Trim & Shift

Your theory is crazy, but it's not crazy enough to be true - Niels Bohr

Thursday, January 19, 2006

Prove It

For my number theory class, we were assigned two problems on the first day. The problem that was most interesting was about prime numbers. A prime number is a number that is divisible by 1 AND itself. 2, 3, 5, 7, 11, 13 ... are prime numbers. The problem is this ...

The consecutive odd numbers 3, 5 and 7 are all primes. Are there infinitely many such "prime triplets?" That is, are there infinitely many prime numbers, p, such that p+2 and p+4 are also primes?

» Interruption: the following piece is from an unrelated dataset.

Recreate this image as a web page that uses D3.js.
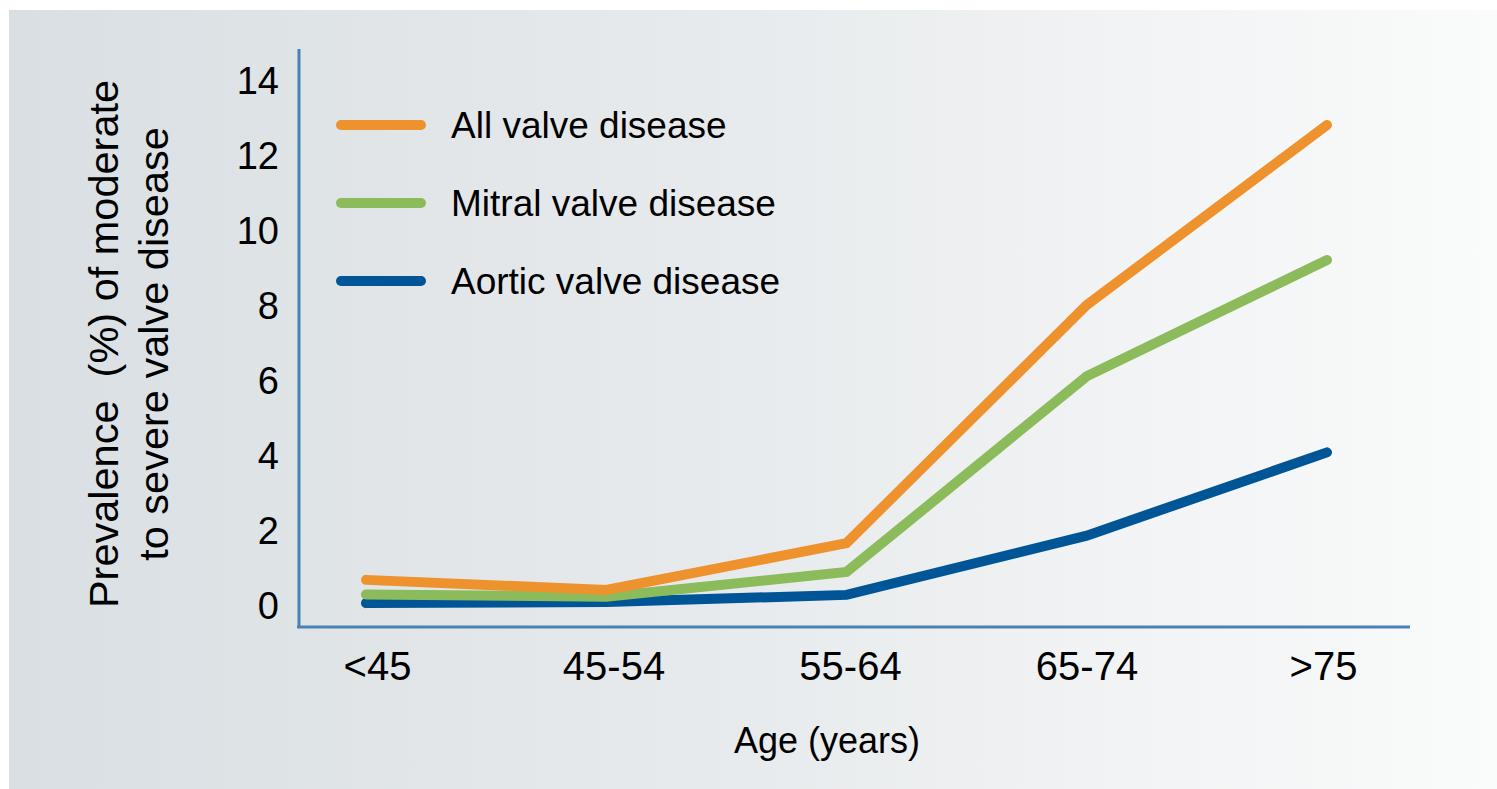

The answer is NO! But how do you prove it??? Dema to the rescue. Here is his proof ...

For all p excluding the number 3.

(Fig 1.) <-----p---p+1---p+2---p+3---p+4---->
  1. Assume P is prime.
  2. Assume there exists infinitely number of prime triplets of the form S = {p, p+2, p+4}.
  3. Statement 2 implies that p+2 and p+4 are always prime for any prime number p..
  4. If p is not divisible by 3, then p+1 or p+2 must be divisible by 3.
  • Condition 1 - p is prime and p+1 is not divisible by 3 ... implies that p+2 is divisible by 3. Contradiction of statement 3.
  • Condition 2 - p is prime and p+1 is divisible by 3 ... implies that p+4 is divisable by 3. Contradiction of statement 3.

Therefore, each condition cannot exists to statify assumption number 2 and there cannot be an infinitely many "prime triplets." ... So you're saying I have a chance!!!